Awal Menciptakan Angklung
Meski beliau mengawali kariernya sebagai guru, namun siapa sangka jika nama Daeng Soetigna lebih terkenal sebagai pencipta angklung. Daeng menciptakan angklung diatonis yang memiliki delapan nada dalam setiap oktafnya. Angklung diatonis kemudian diberi nama Angklung Padeang untuk menghormati penciptanya.
Mengutip dari beberapa sumber, awal menciptakan angklung ini terjadi pada tahun 1938. Pada saat itu, Ia kedatangan dua pengamen angklung yang memainkan angklung tradisional Sunda atau bernada pentatonis.
Ketika mendengar musik angklung tersebut, hatinya menjadi bergetar dan tesentuh.

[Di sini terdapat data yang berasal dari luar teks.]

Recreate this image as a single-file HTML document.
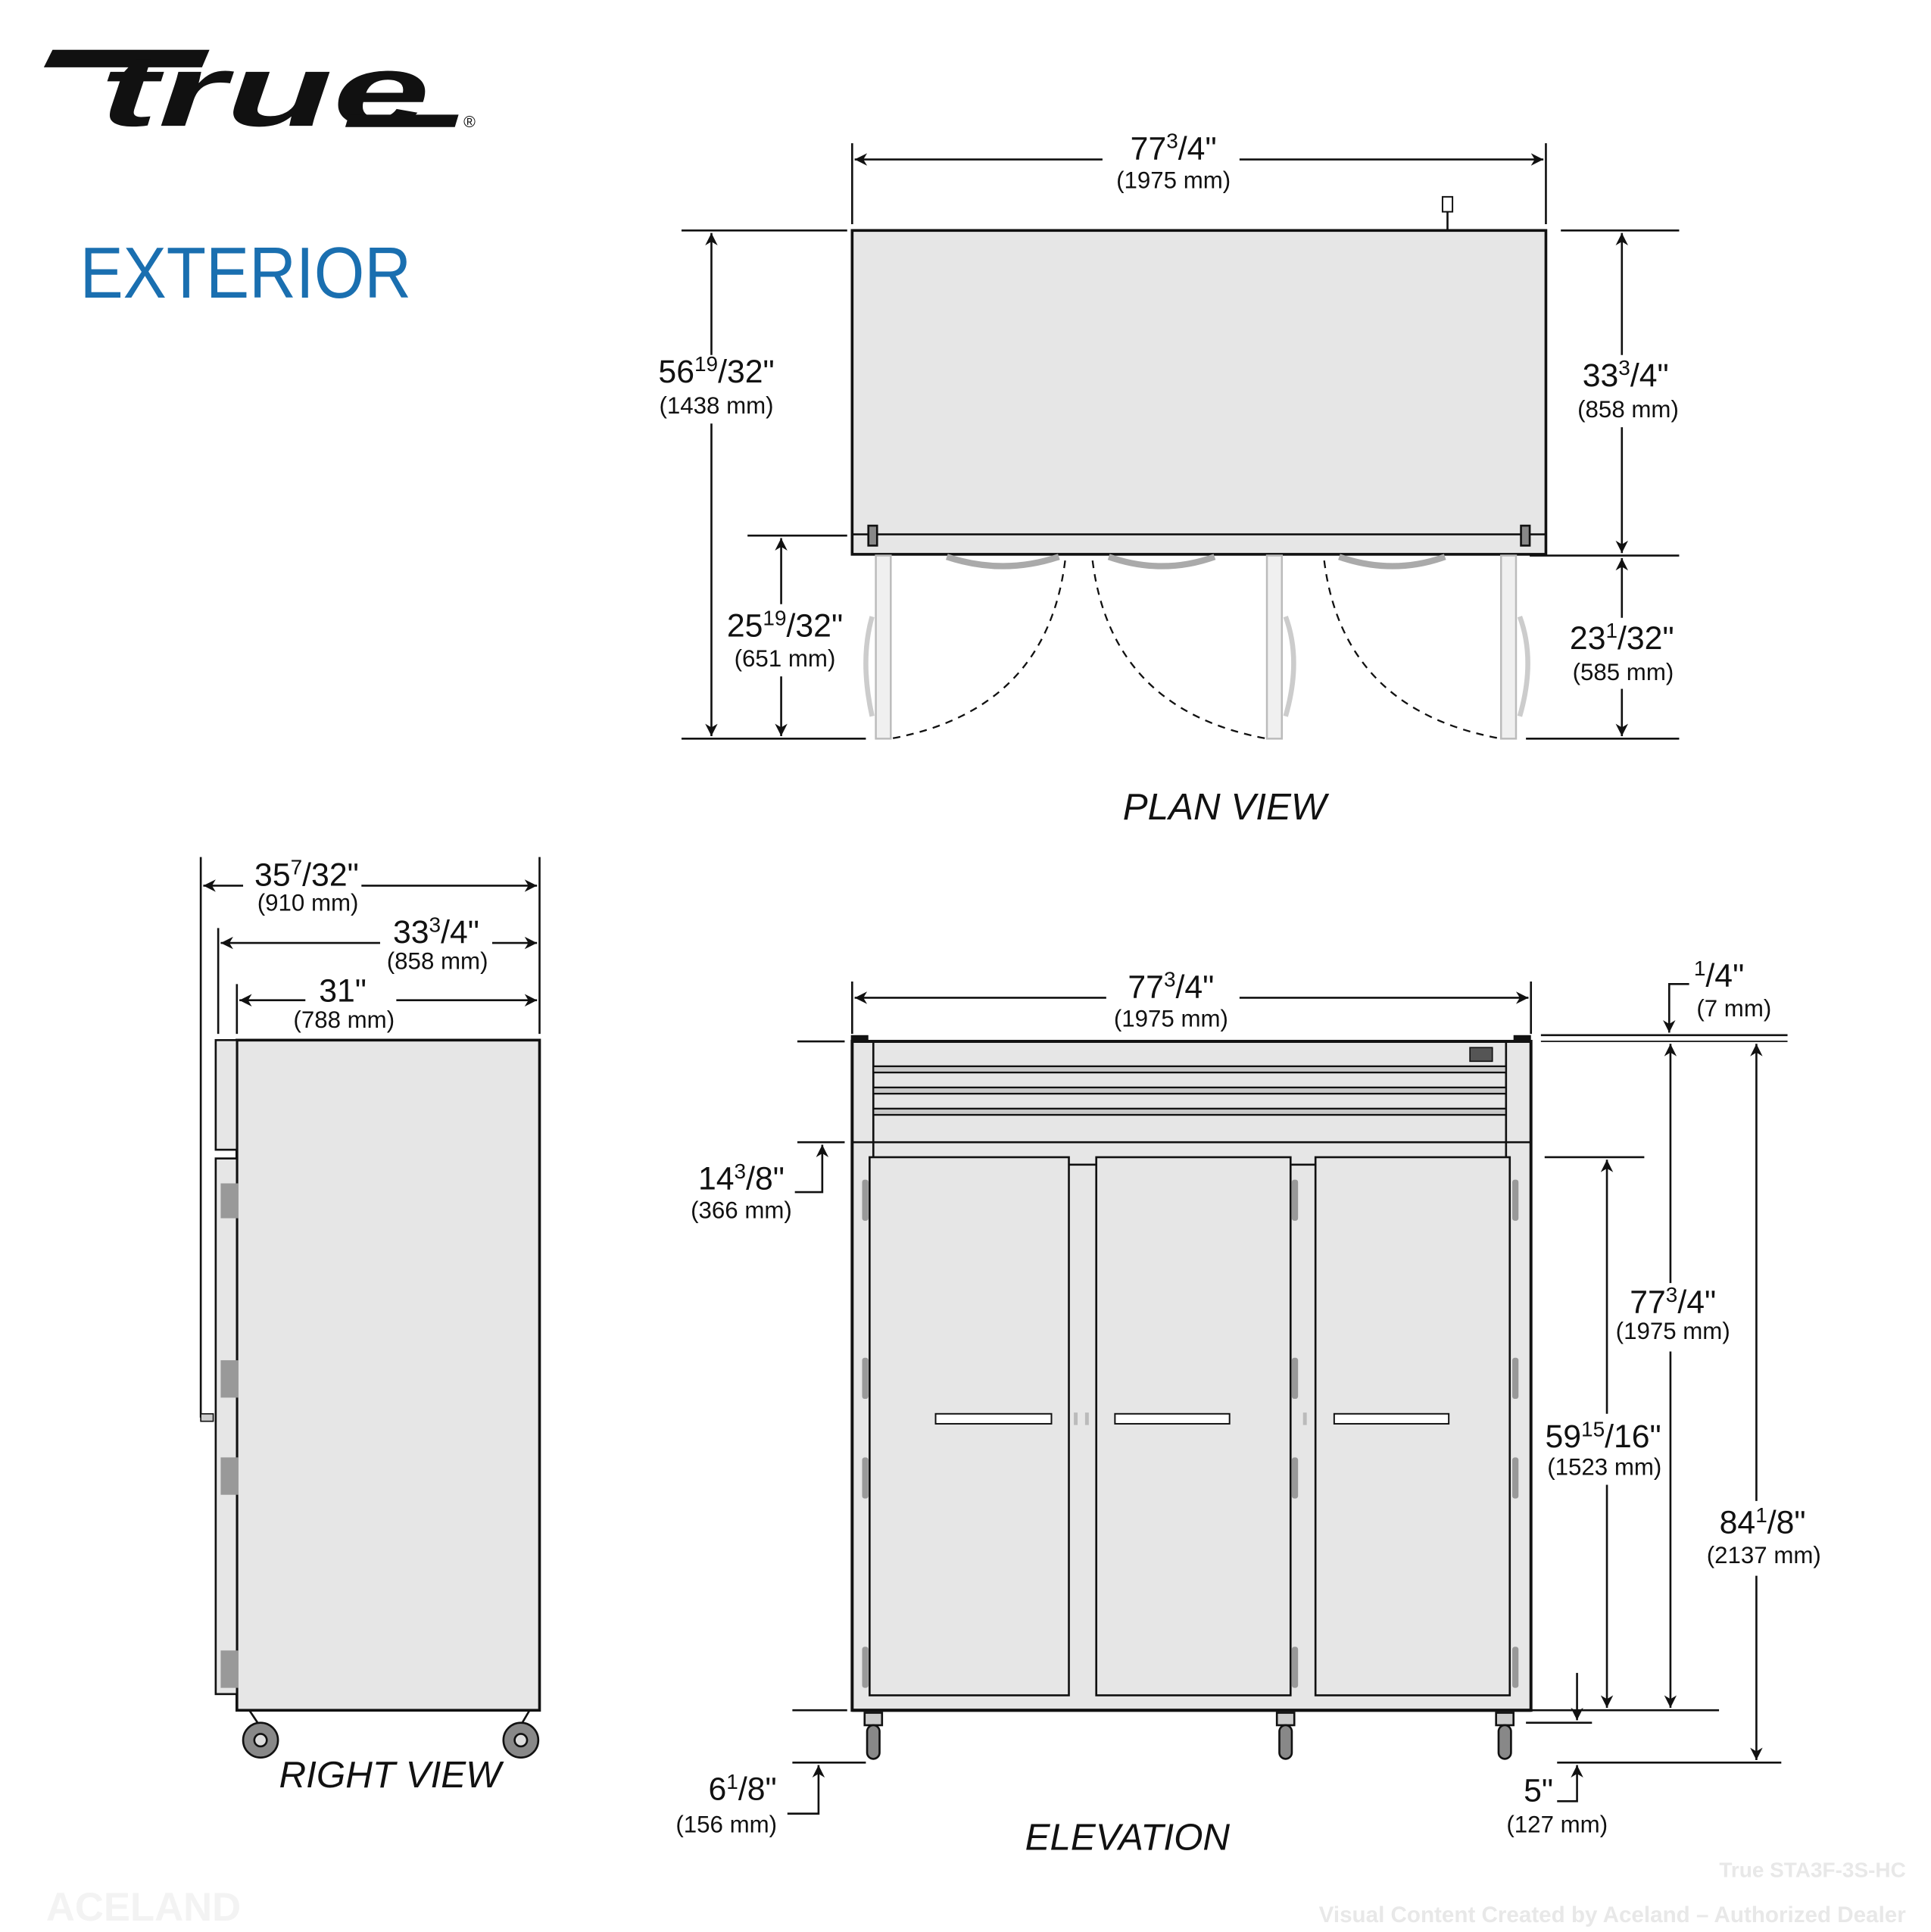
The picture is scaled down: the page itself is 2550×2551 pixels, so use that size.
<!DOCTYPE html>
<html><head><meta charset="utf-8">
<style>
html,body{margin:0;padding:0;background:#fff;}
svg{display:block;}
text{font-family:"Liberation Sans",sans-serif;fill:#111;}
.n{font-size:26px;}
.mm{font-size:19px;}
.sub{font-size:17px;}
.it{font-style:italic;font-size:30px;}
</style></head><body>
<svg width="2550" height="2551" viewBox="0 0 1550 1551" xmlns="http://www.w3.org/2000/svg">
<defs>
<marker id="b" viewBox="0 0 10 10" refX="10" refY="5" markerWidth="14" markerHeight="10" orient="auto-start-reverse" markerUnits="userSpaceOnUse">
<path d="M0,0 L10,5 L0,10 L3,5 Z" fill="#111"/></marker>
</defs>
<rect width="1550" height="1551" fill="#fff"/>

<!-- Logo -->
<path d="M42,40 L168,40 L162,54 L35,54 Z" fill="#111"/>
<text x="80" y="101" textLength="265" lengthAdjust="spacingAndGlyphs" style="font-size:82px;font-weight:bold;font-style:italic">true</text>
<path d="M280,92 L368,92 L365,102 L277,102 Z" fill="#111"/>
<text x="372" y="102" style="font-size:13px">®</text>
<text x="64" y="239" textLength="266" lengthAdjust="spacingAndGlyphs" style="font-size:58px;fill:#1a6fb0">EXTERIOR</text>

<g stroke="#111" stroke-width="1.6" fill="none">
<!-- PLAN VIEW -->
<rect x="684" y="185" width="557" height="260" fill="#e6e6e6" stroke-width="2.2"/>
<line x1="684" y1="429" x2="1241" y2="429"/>
<rect x="697" y="422" width="7" height="16" fill="#888"/>
<rect x="1221" y="422" width="7" height="16" fill="#888"/>
<line x1="1162" y1="185" x2="1162" y2="170"/>
<rect x="1158" y="158" width="8" height="12" stroke-width="1.2" fill="#fff"/>
<path d="M760,447 Q805,462 850,447" stroke="#aaa" stroke-width="5"/>
<path d="M890,447 Q933,462 975,447" stroke="#aaa" stroke-width="5"/>
<path d="M1075,447 Q1118,462 1160,447" stroke="#aaa" stroke-width="5"/>
<rect x="703" y="446" width="12" height="147" fill="#f0f0f0" stroke="#bbb" stroke-width="1.5"/>
<rect x="1017" y="446" width="12" height="147" fill="#f0f0f0" stroke="#bbb" stroke-width="1.5"/>
<rect x="1205" y="446" width="12" height="147" fill="#f0f0f0" stroke="#bbb" stroke-width="1.5"/>
<path d="M700,495 Q690,530 700,575" stroke="#ccc" stroke-width="4"/>
<path d="M1032,495 Q1045,530 1032,575" stroke="#ccc" stroke-width="4"/>
<path d="M1220,495 Q1233,530 1220,575" stroke="#ccc" stroke-width="4"/>
<path d="M855,450 Q840,570 715,593" stroke-dasharray="6,5" stroke-width="1.4"/>
<path d="M877,450 Q892,570 1017,593" stroke-dasharray="6,5" stroke-width="1.4"/>
<path d="M1063,450 Q1078,570 1205,593" stroke-dasharray="6,5" stroke-width="1.4"/>
<line x1="684" y1="115" x2="684" y2="180"/>
<line x1="1241" y1="115" x2="1241" y2="180"/>
<line x1="686" y1="128" x2="885" y2="128" marker-start="url(#b)"/>
<line x1="995" y1="128" x2="1239" y2="128" marker-end="url(#b)"/>
<line x1="547" y1="185" x2="680" y2="185"/>
<line x1="547" y1="593" x2="695" y2="593"/>
<line x1="571" y1="187" x2="571" y2="285" marker-start="url(#b)"/>
<line x1="571" y1="340" x2="571" y2="591" marker-end="url(#b)"/>
<line x1="600" y1="430" x2="680" y2="430"/>
<line x1="627" y1="432" x2="627" y2="485" marker-start="url(#b)"/>
<line x1="627" y1="543" x2="627" y2="591" marker-end="url(#b)"/>
<line x1="1253" y1="185" x2="1348" y2="185"/>
<line x1="1228" y1="446" x2="1348" y2="446"/>
<line x1="1225" y1="593" x2="1348" y2="593"/>
<line x1="1302" y1="187" x2="1302" y2="285" marker-start="url(#b)"/>
<line x1="1302" y1="343" x2="1302" y2="444" marker-end="url(#b)"/>
<line x1="1302" y1="448" x2="1302" y2="496" marker-start="url(#b)"/>
<line x1="1302" y1="553" x2="1302" y2="591" marker-end="url(#b)"/>

<!-- RIGHT VIEW -->
<rect x="190" y="835" width="243" height="538" fill="#e6e6e6" stroke-width="2.2"/>
<rect x="173" y="835" width="17" height="88" fill="#e6e6e6"/>
<rect x="173" y="930" width="17" height="430" fill="#e6e6e6"/>
<line x1="161" y1="688" x2="161" y2="1138"/>
<rect x="161" y="1135" width="10" height="6" fill="#ccc" stroke-width="1"/>
<g fill="#999" stroke="none">
<rect x="177" y="950" width="14" height="28"/><rect x="177" y="1092" width="14" height="30"/>
<rect x="177" y="1170" width="14" height="30"/><rect x="177" y="1325" width="14" height="30"/>
</g>
<line x1="200" y1="1373" x2="208" y2="1385"/><line x1="425" y1="1373" x2="418" y2="1385"/>
<circle cx="209" cy="1397" r="14" fill="#888"/><circle cx="418" cy="1397" r="14" fill="#888"/>
<circle cx="209" cy="1397" r="5" fill="#ddd"/><circle cx="418" cy="1397" r="5" fill="#ddd"/>
<line x1="433" y1="688" x2="433" y2="830"/>
<line x1="175" y1="745" x2="175" y2="830"/>
<line x1="190" y1="790" x2="190" y2="830"/>
<line x1="163" y1="711" x2="195" y2="711" marker-start="url(#b)"/>
<line x1="290" y1="711" x2="431" y2="711" marker-end="url(#b)"/>
<line x1="177" y1="757" x2="305" y2="757" marker-start="url(#b)"/>
<line x1="395" y1="757" x2="431" y2="757" marker-end="url(#b)"/>
<line x1="192" y1="803" x2="245" y2="803" marker-start="url(#b)"/>
<line x1="318" y1="803" x2="431" y2="803" marker-end="url(#b)"/>

<!-- ELEVATION -->
<rect x="684" y="836" width="545" height="537" fill="#e6e6e6" stroke-width="2.4"/>
<line x1="701" y1="837" x2="701" y2="929"/>
<line x1="1209" y1="837" x2="1209" y2="929"/>
<line x1="684" y1="917" x2="1229" y2="917"/>
<g fill="#c8c8c8" stroke-width="1.4">
<rect x="701" y="856" width="508" height="5"/>
<rect x="701" y="873" width="508" height="5"/>
<rect x="701" y="890" width="508" height="5"/>
</g>
<rect x="1180" y="841" width="18" height="11" fill="#555" stroke-width="1"/>
<rect x="683" y="831" width="14" height="6" fill="#111" stroke="none"/>
<rect x="1215" y="831" width="14" height="6" fill="#111" stroke="none"/>
<rect x="698" y="929" width="160" height="432" fill="#e6e6e6"/>
<rect x="880" y="929" width="156" height="432" fill="#e6e6e6"/>
<rect x="1056" y="929" width="156" height="432" fill="#e6e6e6"/>
<line x1="858" y1="935" x2="880" y2="935"/>
<line x1="1036" y1="935" x2="1056" y2="935"/>
<g fill="#fff" stroke-width="1.2">
<rect x="751" y="1135" width="93" height="8"/>
<rect x="895" y="1135" width="92" height="8"/>
<rect x="1071" y="1135" width="92" height="8"/>
</g>
<g fill="#999" stroke="none">
<rect x="692" y="947" width="5" height="33" rx="2"/><rect x="692" y="1090" width="5" height="33" rx="2"/>
<rect x="692" y="1170" width="5" height="33" rx="2"/><rect x="692" y="1322" width="5" height="33" rx="2"/>
<rect x="1037" y="947" width="5" height="33" rx="2"/><rect x="1037" y="1090" width="5" height="33" rx="2"/>
<rect x="1037" y="1170" width="5" height="33" rx="2"/><rect x="1037" y="1322" width="5" height="33" rx="2"/>
<rect x="1214" y="947" width="5" height="33" rx="2"/><rect x="1214" y="1090" width="5" height="33" rx="2"/>
<rect x="1214" y="1170" width="5" height="33" rx="2"/><rect x="1214" y="1322" width="5" height="33" rx="2"/>
<rect x="862" y="1134" width="3" height="10" fill="#bbb"/><rect x="871" y="1134" width="3" height="10" fill="#bbb"/>
<rect x="1046" y="1134" width="3" height="10" fill="#bbb"/>
</g>
<line x1="684" y1="1373" x2="1229" y2="1373" stroke-width="2.4"/>
<g fill="#888">
<rect x="694" y="1375" width="14" height="10" fill="#ccc"/>
<rect x="1025" y="1375" width="14" height="10" fill="#ccc"/>
<rect x="1201" y="1375" width="14" height="10" fill="#ccc"/>
<rect x="696" y="1385" width="10" height="27" rx="5"/>
<rect x="1027" y="1385" width="10" height="27" rx="5"/>
<rect x="1203" y="1385" width="10" height="27" rx="5"/>
</g>
<line x1="684" y1="788" x2="684" y2="830"/>
<line x1="1229" y1="788" x2="1229" y2="830"/>
<line x1="686" y1="801" x2="888" y2="801" marker-start="url(#b)"/>
<line x1="995" y1="801" x2="1227" y2="801" marker-end="url(#b)"/>
<line x1="640" y1="836" x2="678" y2="836"/>
<line x1="640" y1="917" x2="678" y2="917"/>
<polyline points="638,957 660,957 660,919" marker-end="url(#b)"/>
<line x1="636" y1="1373" x2="680" y2="1373"/>
<line x1="636" y1="1415" x2="695" y2="1415"/>
<polyline points="632,1456 657,1456 657,1417" marker-end="url(#b)"/>
<line x1="1237" y1="831" x2="1435" y2="831"/>
<line x1="1237" y1="836" x2="1435" y2="836" stroke-width="1"/>
<polyline points="1356,790 1340,790 1340,829" marker-end="url(#b)"/>
<line x1="1341" y1="838" x2="1341" y2="1030" marker-start="url(#b)"/>
<line x1="1341" y1="1085" x2="1341" y2="1371" marker-end="url(#b)"/>
<line x1="1229" y1="1373" x2="1380" y2="1373"/>
<line x1="1240" y1="929" x2="1320" y2="929"/>
<line x1="1290" y1="931" x2="1290" y2="1135" marker-start="url(#b)"/>
<line x1="1290" y1="1192" x2="1290" y2="1371" marker-end="url(#b)"/>
<line x1="1410" y1="838" x2="1410" y2="1205" marker-start="url(#b)"/>
<line x1="1410" y1="1265" x2="1410" y2="1413" marker-end="url(#b)"/>
<line x1="1250" y1="1415" x2="1430" y2="1415"/>
<line x1="1225" y1="1383" x2="1278" y2="1383"/>
<line x1="1266" y1="1343" x2="1266" y2="1381" marker-end="url(#b)"/>
<polyline points="1250,1446 1266,1446 1266,1417" marker-end="url(#b)"/>
</g>

<!-- Labels -->
<g text-anchor="middle">
<text x="942" y="128" class="n">77<tspan class="sub" dy="-9">3</tspan><tspan dy="9">/4"</tspan></text>
<text x="942" y="151" class="mm">(1975 mm)</text>
<text x="575" y="307" class="n">56<tspan class="sub" dy="-9">19</tspan><tspan dy="9">/32"</tspan></text>
<text x="575" y="332" class="mm">(1438 mm)</text>
<text x="630" y="511" class="n">25<tspan class="sub" dy="-9">19</tspan><tspan dy="9">/32"</tspan></text>
<text x="630" y="535" class="mm">(651 mm)</text>
<text x="1305" y="310" class="n">33<tspan class="sub" dy="-9">3</tspan><tspan dy="9">/4"</tspan></text>
<text x="1307" y="335" class="mm">(858 mm)</text>
<text x="1302" y="521" class="n">23<tspan class="sub" dy="-9">1</tspan><tspan dy="9">/32"</tspan></text>
<text x="1303" y="546" class="mm">(585 mm)</text>
<text x="983" y="658" class="it">PLAN VIEW</text>

<text x="246" y="711" class="n">35<tspan class="sub" dy="-9">7</tspan><tspan dy="9">/32"</tspan></text>
<text x="247" y="731" class="mm">(910 mm)</text>
<text x="350" y="757" class="n">33<tspan class="sub" dy="-9">3</tspan><tspan dy="9">/4"</tspan></text>
<text x="351" y="778" class="mm">(858 mm)</text>
<text x="275" y="804" class="n">31"</text>
<text x="276" y="825" class="mm">(788 mm)</text>
<text x="313" y="1435" class="it">RIGHT VIEW</text>

<text x="940" y="801" class="n">77<tspan class="sub" dy="-9">3</tspan><tspan dy="9">/4"</tspan></text>
<text x="940" y="824" class="mm">(1975 mm)</text>
<text x="595" y="955" class="n">14<tspan class="sub" dy="-9">3</tspan><tspan dy="9">/8"</tspan></text>
<text x="595" y="978" class="mm">(366 mm)</text>
<text x="596" y="1445" class="n">6<tspan class="sub" dy="-9">1</tspan><tspan dy="9">/8"</tspan></text>
<text x="583" y="1471" class="mm">(156 mm)</text>
<text x="1380" y="792" class="n"><tspan class="sub" dy="-9">1</tspan><tspan dy="9">/4"</tspan></text>
<text x="1392" y="816" class="mm">(7 mm)</text>
<text x="1343" y="1054" class="n">77<tspan class="sub" dy="-9">3</tspan><tspan dy="9">/4"</tspan></text>
<text x="1343" y="1075" class="mm">(1975 mm)</text>
<text x="1287" y="1162" class="n">59<tspan class="sub" dy="-9">15</tspan><tspan dy="9">/16"</tspan></text>
<text x="1288" y="1184" class="mm">(1523 mm)</text>
<text x="1415" y="1231" class="n">84<tspan class="sub" dy="-9">1</tspan><tspan dy="9">/8"</tspan></text>
<text x="1416" y="1255" class="mm">(2137 mm)</text>
<text x="1235" y="1446" class="n">5"</text>
<text x="1250" y="1471" class="mm">(127 mm)</text>
<text x="905" y="1485" class="it">ELEVATION</text>
</g>
<text x="1530" y="1507" text-anchor="end" style="font-size:17px;font-weight:bold;fill:#e8e8e8">True STA3F-3S-HC</text>
<text x="1530" y="1543" text-anchor="end" style="font-size:18px;font-weight:bold;fill:#e8e8e8">Visual Content Created by Aceland – Authorized Dealer</text>
<text x="115" y="1542" text-anchor="middle" style="font-size:32px;font-weight:bold;fill:#f3f3f3">ACELAND</text>
</svg>
</body></html>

Kemudian dengan rasa iba, ia pun membeli angklung pentatonis tersebut. Ia juga mengkhawatirkan akan nasib angklung di kemudian hari yang tak mustahil akan musna karena terpaan jaman yang terus moderen.
Berawal dari itulah, beliau mencoba mempelajari angklung. Dia juga berguru dengan seorang tua bernama Djaja untuk mencari suara dari bambu dan menyetemnya. Dia pun berhasil menyusun not balok dan membuat angklung bertangga nada diatonis. Angklung inilah yang kemudian dia perkenalkan dan populerkan di Kuningan maupun di luar Kuningan. Angklung ini disebut “angklung modern” atau disebut pula menurut nama pembaharunya (Bapak) Daeng dengan “Angklung Padaeng” yang mendunia.
Hingga akhirnya pada 26 April 2013, Menteri Hukum dan HAM Amir Syamsuddin memberikan hak kekayaan intelektual sebagai pencipta angklung kepada Daeng Soetigna. Kepedualiannya dan jasanya yang begitu besar terhadap angklung Indonesia, membuat masyarakatnya mengenangnya hingga sekarang.
Masa Tua Daeng Soetigna
Pada tahun 1964, Daeng Soetigna pensiun sebagai pegawai negari sipil. Kendati begitu, Dia tetap aktif mengembangkan angklung. Dia melatih di berbagai kelompok angklung seperti SD Soka, SD Santo Yusup, dan SD Priangan. Demikian pula perkumpulan ibu-ibu Militer maupun suster di gereja RS Borromeus. Atas jasa-jasanya, pada masa tua inilah ia mulai memperoleh berbagai penghargaan, termasuk SATYA LENCANA KEBUDAYAAN dari Presiden RI.
Setelah pengabdiannya yang panjang dalam mengangkat musik angklung, Daeng Soetigna wafat pada tanggal 8 April 1984 di Cikutra, Bandung.
Penetapan Hari Angklung Sedunia
Berkat penemuan Daeng Soetigna, angklung dapat di padukan dengan alat musik barat bahkan dalam bentuk orkestra sekalipun. Hingga pada akhirnya, pada 16 November 2010, secara resmi UNESCO menetapkan angklung sebagai warisan budaya dunia asal Indonesia dan sebagai Hari Angklung Sedunia.
UNESCO menilai angklung Indonesia telah memenuhi kriteria-kriteria prasasti Daftar Perwakilan Warisan Budaya Takbenda Kemanusiaan. Sebut saja salah satunya Angklung Indonesia sebagai Warisan Budaya Takbenda Kemanusiaan dapat berkontribusi pada kesadaran yang lebih besar akan pentingnya warisan budaya takbenda dan mempromosikan nilai-nilai kerja sama, disiplin, dan saling menghormati yang menjadi intinya.